Genevieve is roped in to help a friend of her boss Philip in solving a young girl’s murder. She is a young artist who was shot and a piece of a painting is found in her bag. Manny, a colonel in the EDA, some European agency is also working on some missing weapons. It’s all very hush hush. As Genevieve retreats into her research, she opens more than a can of worms. She discovers an enigmatic person who has been exposing several forgeries in the past few years, every time with a different identity and in a different country. No one seems to have caught on to this person. Genevieve is shocked when said person suddenly appears in her life.
As matters escalate, Genevieve becomes ‘jenny’ and finds herself surrounded by a motley crew who are all interested in solving a crime which gets bigger every day. This is extremely challenging for a OCD type person who frequently cleans surfaces touched by others, cannot bear being closer to anyone than a few feet away, avoids shaking hands and takes everything literally. It is sometimes comical and sometimes exasperating at how this person doesn’t understand the simplest of slang or idioms.
The story is set in France, but most of the characters are English. Although Doctor Lenard herself is multi lingual, it is not clear what language she herself speaks. The whole ‘retreating into Mozart’ seems a bit too much sometimes. So does the whole explanation about what Genevieve thinks about something and why.

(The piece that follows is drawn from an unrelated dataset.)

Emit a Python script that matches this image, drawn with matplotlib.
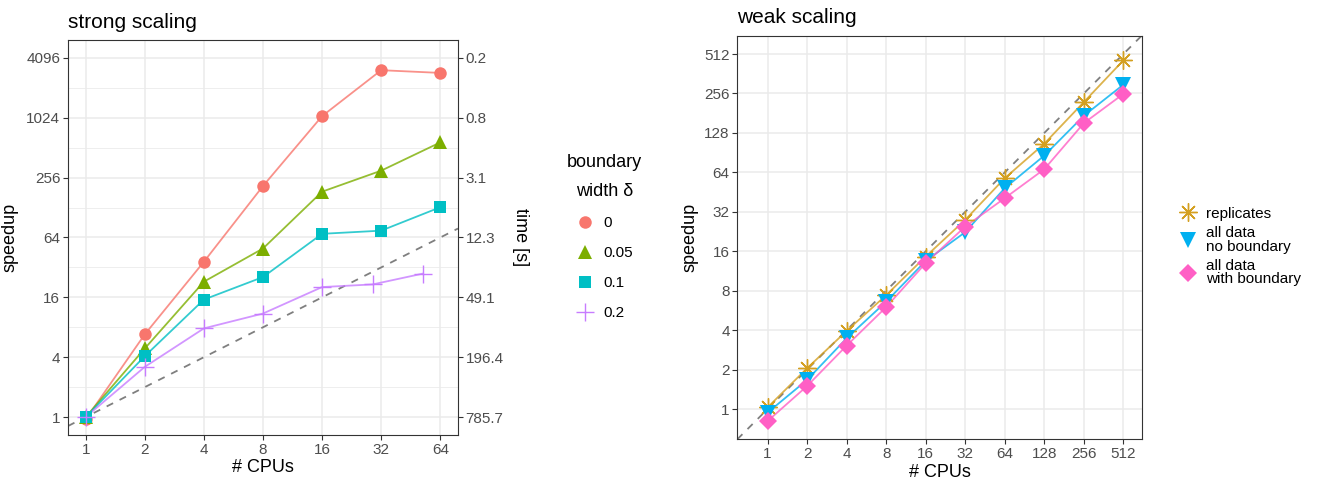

The scope of The Gauguin Connection is much larger than I had imagined. We are introduced to many colorful characters who will hopefully be a mainstay of the series. There might even be a romantic angle. Overall, this is a fast paced thriller that is a sure page turner. I read it almost nonstop and thoroughly enjoyed it. There is a lot of action and activity without too much guts and gore. A must read!